What you have to do —
Copy out each line below exactly as it appears.
[BEGIN Given data]
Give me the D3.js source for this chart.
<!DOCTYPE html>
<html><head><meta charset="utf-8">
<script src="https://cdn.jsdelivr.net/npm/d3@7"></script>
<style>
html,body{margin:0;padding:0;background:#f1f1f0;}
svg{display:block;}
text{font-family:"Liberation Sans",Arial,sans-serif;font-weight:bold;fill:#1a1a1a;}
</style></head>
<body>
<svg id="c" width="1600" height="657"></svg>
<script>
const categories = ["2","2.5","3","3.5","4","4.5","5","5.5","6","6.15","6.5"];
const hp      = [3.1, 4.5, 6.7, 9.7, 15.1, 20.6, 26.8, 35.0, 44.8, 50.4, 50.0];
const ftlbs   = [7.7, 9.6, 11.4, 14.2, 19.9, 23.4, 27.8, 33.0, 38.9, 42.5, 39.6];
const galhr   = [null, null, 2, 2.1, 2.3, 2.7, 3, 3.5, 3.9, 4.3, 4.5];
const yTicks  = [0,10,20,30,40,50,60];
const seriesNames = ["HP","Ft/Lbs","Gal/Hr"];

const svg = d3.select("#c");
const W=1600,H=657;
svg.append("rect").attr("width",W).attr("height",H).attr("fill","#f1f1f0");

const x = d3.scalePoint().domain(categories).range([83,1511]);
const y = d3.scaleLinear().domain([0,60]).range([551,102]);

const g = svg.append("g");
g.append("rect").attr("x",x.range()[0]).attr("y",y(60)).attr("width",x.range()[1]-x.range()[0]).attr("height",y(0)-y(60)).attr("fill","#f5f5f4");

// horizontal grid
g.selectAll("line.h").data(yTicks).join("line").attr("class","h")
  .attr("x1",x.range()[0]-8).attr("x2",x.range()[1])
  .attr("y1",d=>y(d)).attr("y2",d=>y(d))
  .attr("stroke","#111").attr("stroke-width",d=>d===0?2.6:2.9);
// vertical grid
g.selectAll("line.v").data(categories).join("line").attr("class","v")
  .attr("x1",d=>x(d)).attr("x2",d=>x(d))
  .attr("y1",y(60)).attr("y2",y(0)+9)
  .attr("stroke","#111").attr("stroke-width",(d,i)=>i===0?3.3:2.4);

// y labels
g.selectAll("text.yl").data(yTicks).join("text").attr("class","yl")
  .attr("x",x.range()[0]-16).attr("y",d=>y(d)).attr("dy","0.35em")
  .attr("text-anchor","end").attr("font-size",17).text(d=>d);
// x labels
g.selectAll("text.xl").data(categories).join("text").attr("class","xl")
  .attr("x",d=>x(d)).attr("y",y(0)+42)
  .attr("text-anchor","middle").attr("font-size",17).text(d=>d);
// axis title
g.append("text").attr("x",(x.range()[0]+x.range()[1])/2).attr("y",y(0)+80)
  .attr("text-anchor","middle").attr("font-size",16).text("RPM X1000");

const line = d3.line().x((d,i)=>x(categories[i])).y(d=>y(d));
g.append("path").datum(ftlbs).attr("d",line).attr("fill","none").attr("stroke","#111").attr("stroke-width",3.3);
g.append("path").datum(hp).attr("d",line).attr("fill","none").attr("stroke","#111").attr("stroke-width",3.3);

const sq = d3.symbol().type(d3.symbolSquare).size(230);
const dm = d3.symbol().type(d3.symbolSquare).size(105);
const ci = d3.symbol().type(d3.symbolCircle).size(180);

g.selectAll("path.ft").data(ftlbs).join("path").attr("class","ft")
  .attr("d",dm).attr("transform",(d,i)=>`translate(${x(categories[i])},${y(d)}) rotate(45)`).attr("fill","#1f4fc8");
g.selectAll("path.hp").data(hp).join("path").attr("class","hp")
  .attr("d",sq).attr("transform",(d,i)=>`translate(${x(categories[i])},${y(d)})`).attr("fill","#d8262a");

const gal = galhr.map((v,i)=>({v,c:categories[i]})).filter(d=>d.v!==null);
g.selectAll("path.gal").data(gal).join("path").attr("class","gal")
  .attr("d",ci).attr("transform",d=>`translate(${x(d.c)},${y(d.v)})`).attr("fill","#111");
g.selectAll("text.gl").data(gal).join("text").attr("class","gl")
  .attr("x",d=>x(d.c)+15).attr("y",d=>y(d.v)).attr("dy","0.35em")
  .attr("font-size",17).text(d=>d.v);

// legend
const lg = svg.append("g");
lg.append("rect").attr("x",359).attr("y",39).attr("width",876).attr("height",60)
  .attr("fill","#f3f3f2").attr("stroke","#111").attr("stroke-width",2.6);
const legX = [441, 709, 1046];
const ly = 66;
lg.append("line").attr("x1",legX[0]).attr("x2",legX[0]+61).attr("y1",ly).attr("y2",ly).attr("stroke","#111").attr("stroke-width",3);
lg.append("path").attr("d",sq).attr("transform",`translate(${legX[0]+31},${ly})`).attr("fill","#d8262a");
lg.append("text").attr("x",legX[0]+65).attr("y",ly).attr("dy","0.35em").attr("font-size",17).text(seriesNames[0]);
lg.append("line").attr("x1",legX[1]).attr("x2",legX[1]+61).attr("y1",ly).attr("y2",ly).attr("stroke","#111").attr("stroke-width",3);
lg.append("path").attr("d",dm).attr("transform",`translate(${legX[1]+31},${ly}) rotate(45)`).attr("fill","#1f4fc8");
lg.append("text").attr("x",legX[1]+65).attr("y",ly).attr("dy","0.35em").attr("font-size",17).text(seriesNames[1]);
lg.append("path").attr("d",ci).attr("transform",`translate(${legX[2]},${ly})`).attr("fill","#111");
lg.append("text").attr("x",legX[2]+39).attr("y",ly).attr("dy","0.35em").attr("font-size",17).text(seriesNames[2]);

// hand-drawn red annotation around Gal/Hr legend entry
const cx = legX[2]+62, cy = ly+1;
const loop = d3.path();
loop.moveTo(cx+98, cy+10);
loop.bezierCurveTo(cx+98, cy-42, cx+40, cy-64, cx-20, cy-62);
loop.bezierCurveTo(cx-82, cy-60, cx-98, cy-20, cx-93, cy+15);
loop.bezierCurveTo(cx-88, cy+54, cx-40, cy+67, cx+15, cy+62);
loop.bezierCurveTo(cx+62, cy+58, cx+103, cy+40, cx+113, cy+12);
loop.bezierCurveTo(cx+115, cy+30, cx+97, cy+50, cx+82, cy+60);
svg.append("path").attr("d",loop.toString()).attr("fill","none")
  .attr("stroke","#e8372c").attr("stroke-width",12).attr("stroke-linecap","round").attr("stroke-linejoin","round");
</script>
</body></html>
[END Given data]
Answer in full —
Give me the D3.js source for this chart.
<!DOCTYPE html>
<html><head><meta charset="utf-8">
<script src="https://cdn.jsdelivr.net/npm/d3@7"></script>
<style>
html,body{margin:0;padding:0;background:#f1f1f0;}
svg{display:block;}
text{font-family:"Liberation Sans",Arial,sans-serif;font-weight:bold;fill:#1a1a1a;}
</style></head>
<body>
<svg id="c" width="1600" height="657"></svg>
<script>
const categories = ["2","2.5","3","3.5","4","4.5","5","5.5","6","6.15","6.5"];
const hp      = [3.1, 4.5, 6.7, 9.7, 15.1, 20.6, 26.8, 35.0, 44.8, 50.4, 50.0];
const ftlbs   = [7.7, 9.6, 11.4, 14.2, 19.9, 23.4, 27.8, 33.0, 38.9, 42.5, 39.6];
const galhr   = [null, null, 2, 2.1, 2.3, 2.7, 3, 3.5, 3.9, 4.3, 4.5];
const yTicks  = [0,10,20,30,40,50,60];
const seriesNames = ["HP","Ft/Lbs","Gal/Hr"];

const svg = d3.select("#c");
const W=1600,H=657;
svg.append("rect").attr("width",W).attr("height",H).attr("fill","#f1f1f0");

const x = d3.scalePoint().domain(categories).range([83,1511]);
const y = d3.scaleLinear().domain([0,60]).range([551,102]);

const g = svg.append("g");
g.append("rect").attr("x",x.range()[0]).attr("y",y(60)).attr("width",x.range()[1]-x.range()[0]).attr("height",y(0)-y(60)).attr("fill","#f5f5f4");

// horizontal grid
g.selectAll("line.h").data(yTicks).join("line").attr("class","h")
  .attr("x1",x.range()[0]-8).attr("x2",x.range()[1])
  .attr("y1",d=>y(d)).attr("y2",d=>y(d))
  .attr("stroke","#111").attr("stroke-width",d=>d===0?2.6:2.9);
// vertical grid
g.selectAll("line.v").data(categories).join("line").attr("class","v")
  .attr("x1",d=>x(d)).attr("x2",d=>x(d))
  .attr("y1",y(60)).attr("y2",y(0)+9)
  .attr("stroke","#111").attr("stroke-width",(d,i)=>i===0?3.3:2.4);

// y labels
g.selectAll("text.yl").data(yTicks).join("text").attr("class","yl")
  .attr("x",x.range()[0]-16).attr("y",d=>y(d)).attr("dy","0.35em")
  .attr("text-anchor","end").attr("font-size",17).text(d=>d);
// x labels
g.selectAll("text.xl").data(categories).join("text").attr("class","xl")
  .attr("x",d=>x(d)).attr("y",y(0)+42)
  .attr("text-anchor","middle").attr("font-size",17).text(d=>d);
// axis title
g.append("text").attr("x",(x.range()[0]+x.range()[1])/2).attr("y",y(0)+80)
  .attr("text-anchor","middle").attr("font-size",16).text("RPM X1000");

const line = d3.line().x((d,i)=>x(categories[i])).y(d=>y(d));
g.append("path").datum(ftlbs).attr("d",line).attr("fill","none").attr("stroke","#111").attr("stroke-width",3.3);
g.append("path").datum(hp).attr("d",line).attr("fill","none").attr("stroke","#111").attr("stroke-width",3.3);

const sq = d3.symbol().type(d3.symbolSquare).size(230);
const dm = d3.symbol().type(d3.symbolSquare).size(105);
const ci = d3.symbol().type(d3.symbolCircle).size(180);

g.selectAll("path.ft").data(ftlbs).join("path").attr("class","ft")
  .attr("d",dm).attr("transform",(d,i)=>`translate(${x(categories[i])},${y(d)}) rotate(45)`).attr("fill","#1f4fc8");
g.selectAll("path.hp").data(hp).join("path").attr("class","hp")
  .attr("d",sq).attr("transform",(d,i)=>`translate(${x(categories[i])},${y(d)})`).attr("fill","#d8262a");

const gal = galhr.map((v,i)=>({v,c:categories[i]})).filter(d=>d.v!==null);
g.selectAll("path.gal").data(gal).join("path").attr("class","gal")
  .attr("d",ci).attr("transform",d=>`translate(${x(d.c)},${y(d.v)})`).attr("fill","#111");
g.selectAll("text.gl").data(gal).join("text").attr("class","gl")
  .attr("x",d=>x(d.c)+15).attr("y",d=>y(d.v)).attr("dy","0.35em")
  .attr("font-size",17).text(d=>d.v);

// legend
const lg = svg.append("g");
lg.append("rect").attr("x",359).attr("y",39).attr("width",876).attr("height",60)
  .attr("fill","#f3f3f2").attr("stroke","#111").attr("stroke-width",2.6);
const legX = [441, 709, 1046];
const ly = 66;
lg.append("line").attr("x1",legX[0]).attr("x2",legX[0]+61).attr("y1",ly).attr("y2",ly).attr("stroke","#111").attr("stroke-width",3);
lg.append("path").attr("d",sq).attr("transform",`translate(${legX[0]+31},${ly})`).attr("fill","#d8262a");
lg.append("text").attr("x",legX[0]+65).attr("y",ly).attr("dy","0.35em").attr("font-size",17).text(seriesNames[0]);
lg.append("line").attr("x1",legX[1]).attr("x2",legX[1]+61).attr("y1",ly).attr("y2",ly).attr("stroke","#111").attr("stroke-width",3);
lg.append("path").attr("d",dm).attr("transform",`translate(${legX[1]+31},${ly}) rotate(45)`).attr("fill","#1f4fc8");
lg.append("text").attr("x",legX[1]+65).attr("y",ly).attr("dy","0.35em").attr("font-size",17).text(seriesNames[1]);
lg.append("path").attr("d",ci).attr("transform",`translate(${legX[2]},${ly})`).attr("fill","#111");
lg.append("text").attr("x",legX[2]+39).attr("y",ly).attr("dy","0.35em").attr("font-size",17).text(seriesNames[2]);

// hand-drawn red annotation around Gal/Hr legend entry
const cx = legX[2]+62, cy = ly+1;
const loop = d3.path();
loop.moveTo(cx+98, cy+10);
loop.bezierCurveTo(cx+98, cy-42, cx+40, cy-64, cx-20, cy-62);
loop.bezierCurveTo(cx-82, cy-60, cx-98, cy-20, cx-93, cy+15);
loop.bezierCurveTo(cx-88, cy+54, cx-40, cy+67, cx+15, cy+62);
loop.bezierCurveTo(cx+62, cy+58, cx+103, cy+40, cx+113, cy+12);
loop.bezierCurveTo(cx+115, cy+30, cx+97, cy+50, cx+82, cy+60);
svg.append("path").attr("d",loop.toString()).attr("fill","none")
  .attr("stroke","#e8372c").attr("stroke-width",12).attr("stroke-linecap","round").attr("stroke-linejoin","round");
</script>
</body></html>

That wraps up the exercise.